Catholic primaries more ethnically segregated than other schools, study shows

22nd March 2017 at 18:03
Faith schools, particularly Catholic primaries, lack social and economic diversity, the report says

Faith schools are more economically and ethnically segregated than secular schools, a new report has found.

This is particularly pronounced at Catholic primary schools, according to the study, Understanding School Segregation in England: 2011 to 2016, which has been produced by integration charity The Challenge.

The report states: "Faith schools at primary are more ethnically segregated than schools of no faith…when compared with neighbouring schools."

Among faith primaries, 28.8 per cent were found to be ethnically segregated, compared with 24.5 per cent of secular primaries.

Across all primaries, only 9.9 per cent had a low proportion of white British pupils. In Catholic primaries, however, this figure was 26.7 per cent.

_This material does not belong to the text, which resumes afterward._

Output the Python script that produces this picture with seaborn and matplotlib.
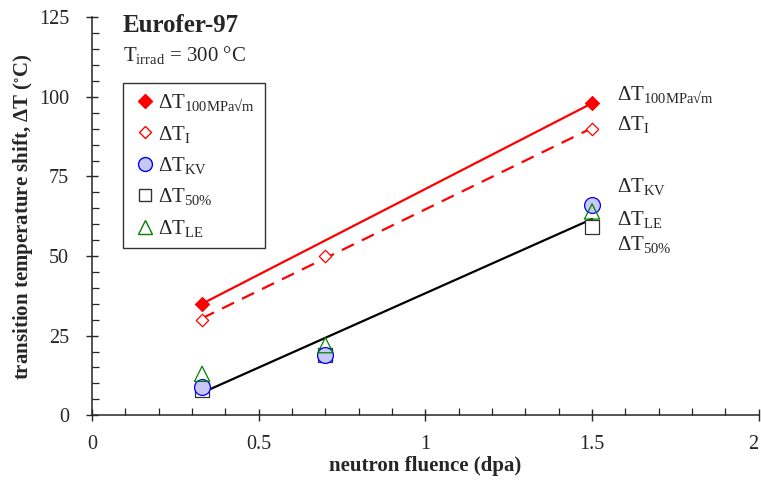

Wealthier pupils in faith schools

Primary faith schools were also found to cater for wealthier pupils than average. Across the country, 11.4 per cent of secular schools serve communities where a high proportion of pupils receive free school meals.

In faith schools, this figure was 4.4 per cent.

More than a third (38.3 per cent) of Catholic primaries serve only a "low" number of pupils who receive free school meals. In non-faith schools, this figure is 17.1 per cent.

There were similar findings at secondary level: 28.3 per cent of Catholic schools serve a "low" proportion of pupils who receive free school meals, compared with 17.2 per cent of non-faith schools.

The Accord Coalition, which campaigns for the end of faith-based selection in schools, is calling on the government and individual academy chains to review their selection practice.

And it suggests that school governors should be required to publish details of their intake, highlighting trends over time.

'A fruitless task'

Jonathan Romain, chair of the coalition, said: "Society needs to urgently challenge the prevailing culture that says that it is OK for state-funded schools to be seen as belonging to and serving certain groups.

"Achieving this must include changing how faith schools currently select their pupils. Otherwise we risk only compounding disadvantage and leaving a legacy of fragmentation and division for future generations."

However, a spokesperson for the Catholic Education Service said that Catholic schools educated significantly more pupils from minority and disadvantaged backgrounds than the national average.

"What’s more, comparing Catholic schools to their neighbouring schools is a fruitless task, as the catchment area for Catholic schools is, on average, 10 times the size of other schools," he added.

"It is precisely because they draw in a variety of pupils from a much wider area, they are more ethnically mixed than their surrounding schools."